* **EXERCISE DIRECTIONS**: Set down the material once more, exactly as it appears.

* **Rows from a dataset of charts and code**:
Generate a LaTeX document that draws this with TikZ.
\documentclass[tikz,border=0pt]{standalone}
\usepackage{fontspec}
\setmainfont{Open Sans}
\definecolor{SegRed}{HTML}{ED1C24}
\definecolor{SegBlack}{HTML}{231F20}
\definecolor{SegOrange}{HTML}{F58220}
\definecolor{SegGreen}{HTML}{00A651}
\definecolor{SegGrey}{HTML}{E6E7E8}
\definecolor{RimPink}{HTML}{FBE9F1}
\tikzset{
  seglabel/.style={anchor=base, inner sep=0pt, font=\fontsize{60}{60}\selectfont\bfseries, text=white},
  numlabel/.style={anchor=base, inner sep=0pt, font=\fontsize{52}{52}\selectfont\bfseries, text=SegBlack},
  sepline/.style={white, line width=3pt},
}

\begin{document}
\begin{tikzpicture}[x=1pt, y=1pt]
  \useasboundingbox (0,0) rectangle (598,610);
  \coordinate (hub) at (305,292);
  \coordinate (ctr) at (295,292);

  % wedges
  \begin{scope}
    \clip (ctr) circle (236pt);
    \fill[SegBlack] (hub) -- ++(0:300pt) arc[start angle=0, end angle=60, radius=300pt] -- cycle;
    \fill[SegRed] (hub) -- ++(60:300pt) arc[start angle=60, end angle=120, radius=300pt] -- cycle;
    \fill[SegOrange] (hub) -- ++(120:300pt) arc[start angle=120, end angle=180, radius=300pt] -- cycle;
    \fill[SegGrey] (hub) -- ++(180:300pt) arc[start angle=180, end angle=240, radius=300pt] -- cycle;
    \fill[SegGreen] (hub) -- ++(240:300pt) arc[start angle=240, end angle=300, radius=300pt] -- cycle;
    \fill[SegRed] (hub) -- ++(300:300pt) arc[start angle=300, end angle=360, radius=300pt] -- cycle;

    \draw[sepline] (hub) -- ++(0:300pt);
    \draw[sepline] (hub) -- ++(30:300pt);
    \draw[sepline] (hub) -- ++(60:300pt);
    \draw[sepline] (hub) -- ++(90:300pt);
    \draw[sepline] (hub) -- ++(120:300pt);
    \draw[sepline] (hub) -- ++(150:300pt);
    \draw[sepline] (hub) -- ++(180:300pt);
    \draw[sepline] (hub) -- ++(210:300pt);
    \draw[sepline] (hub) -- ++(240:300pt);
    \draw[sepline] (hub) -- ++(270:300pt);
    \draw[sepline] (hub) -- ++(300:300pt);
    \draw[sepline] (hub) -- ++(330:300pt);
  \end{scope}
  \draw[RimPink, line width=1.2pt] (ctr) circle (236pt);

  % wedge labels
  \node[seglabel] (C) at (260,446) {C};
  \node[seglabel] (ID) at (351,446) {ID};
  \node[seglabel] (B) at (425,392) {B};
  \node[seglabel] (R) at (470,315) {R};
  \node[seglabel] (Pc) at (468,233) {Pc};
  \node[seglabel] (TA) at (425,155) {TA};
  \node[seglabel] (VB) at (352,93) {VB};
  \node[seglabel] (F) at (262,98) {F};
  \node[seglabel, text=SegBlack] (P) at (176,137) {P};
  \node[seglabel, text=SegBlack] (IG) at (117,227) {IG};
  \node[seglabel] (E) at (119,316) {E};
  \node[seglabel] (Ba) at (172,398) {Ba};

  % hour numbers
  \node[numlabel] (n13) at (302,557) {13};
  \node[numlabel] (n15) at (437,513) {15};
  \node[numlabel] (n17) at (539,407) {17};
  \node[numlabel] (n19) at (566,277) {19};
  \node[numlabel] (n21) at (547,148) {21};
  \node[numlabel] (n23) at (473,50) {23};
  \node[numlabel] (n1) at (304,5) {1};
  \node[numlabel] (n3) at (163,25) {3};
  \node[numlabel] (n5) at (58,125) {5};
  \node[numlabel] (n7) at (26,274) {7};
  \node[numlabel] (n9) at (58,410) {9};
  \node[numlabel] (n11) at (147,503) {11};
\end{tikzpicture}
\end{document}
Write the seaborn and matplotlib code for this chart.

* **THE RESULT**:
Generate a LaTeX document that draws this with TikZ.
\documentclass[tikz,border=0pt]{standalone}
\usepackage{fontspec}
\setmainfont{Open Sans}
\definecolor{SegRed}{HTML}{ED1C24}
\definecolor{SegBlack}{HTML}{231F20}
\definecolor{SegOrange}{HTML}{F58220}
\definecolor{SegGreen}{HTML}{00A651}
\definecolor{SegGrey}{HTML}{E6E7E8}
\definecolor{RimPink}{HTML}{FBE9F1}
\tikzset{
  seglabel/.style={anchor=base, inner sep=0pt, font=\fontsize{60}{60}\selectfont\bfseries, text=white},
  numlabel/.style={anchor=base, inner sep=0pt, font=\fontsize{52}{52}\selectfont\bfseries, text=SegBlack},
  sepline/.style={white, line width=3pt},
}

\begin{document}
\begin{tikzpicture}[x=1pt, y=1pt]
  \useasboundingbox (0,0) rectangle (598,610);
  \coordinate (hub) at (305,292);
  \coordinate (ctr) at (295,292);

  % wedges
  \begin{scope}
    \clip (ctr) circle (236pt);
    \fill[SegBlack] (hub) -- ++(0:300pt) arc[start angle=0, end angle=60, radius=300pt] -- cycle;
    \fill[SegRed] (hub) -- ++(60:300pt) arc[start angle=60, end angle=120, radius=300pt] -- cycle;
    \fill[SegOrange] (hub) -- ++(120:300pt) arc[start angle=120, end angle=180, radius=300pt] -- cycle;
    \fill[SegGrey] (hub) -- ++(180:300pt) arc[start angle=180, end angle=240, radius=300pt] -- cycle;
    \fill[SegGreen] (hub) -- ++(240:300pt) arc[start angle=240, end angle=300, radius=300pt] -- cycle;
    \fill[SegRed] (hub) -- ++(300:300pt) arc[start angle=300, end angle=360, radius=300pt] -- cycle;

    \draw[sepline] (hub) -- ++(0:300pt);
    \draw[sepline] (hub) -- ++(30:300pt);
    \draw[sepline] (hub) -- ++(60:300pt);
    \draw[sepline] (hub) -- ++(90:300pt);
    \draw[sepline] (hub) -- ++(120:300pt);
    \draw[sepline] (hub) -- ++(150:300pt);
    \draw[sepline] (hub) -- ++(180:300pt);
    \draw[sepline] (hub) -- ++(210:300pt);
    \draw[sepline] (hub) -- ++(240:300pt);
    \draw[sepline] (hub) -- ++(270:300pt);
    \draw[sepline] (hub) -- ++(300:300pt);
    \draw[sepline] (hub) -- ++(330:300pt);
  \end{scope}
  \draw[RimPink, line width=1.2pt] (ctr) circle (236pt);

  % wedge labels
  \node[seglabel] (C) at (260,446) {C};
  \node[seglabel] (ID) at (351,446) {ID};
  \node[seglabel] (B) at (425,392) {B};
  \node[seglabel] (R) at (470,315) {R};
  \node[seglabel] (Pc) at (468,233) {Pc};
  \node[seglabel] (TA) at (425,155) {TA};
  \node[seglabel] (VB) at (352,93) {VB};
  \node[seglabel] (F) at (262,98) {F};
  \node[seglabel, text=SegBlack] (P) at (176,137) {P};
  \node[seglabel, text=SegBlack] (IG) at (117,227) {IG};
  \node[seglabel] (E) at (119,316) {E};
  \node[seglabel] (Ba) at (172,398) {Ba};

  % hour numbers
  \node[numlabel] (n13) at (302,557) {13};
  \node[numlabel] (n15) at (437,513) {15};
  \node[numlabel] (n17) at (539,407) {17};
  \node[numlabel] (n19) at (566,277) {19};
  \node[numlabel] (n21) at (547,148) {21};
  \node[numlabel] (n23) at (473,50) {23};
  \node[numlabel] (n1) at (304,5) {1};
  \node[numlabel] (n3) at (163,25) {3};
  \node[numlabel] (n5) at (58,125) {5};
  \node[numlabel] (n7) at (26,274) {7};
  \node[numlabel] (n9) at (58,410) {9};
  \node[numlabel] (n11) at (147,503) {11};
\end{tikzpicture}
\end{document}
Write the seaborn and matplotlib code for this chart.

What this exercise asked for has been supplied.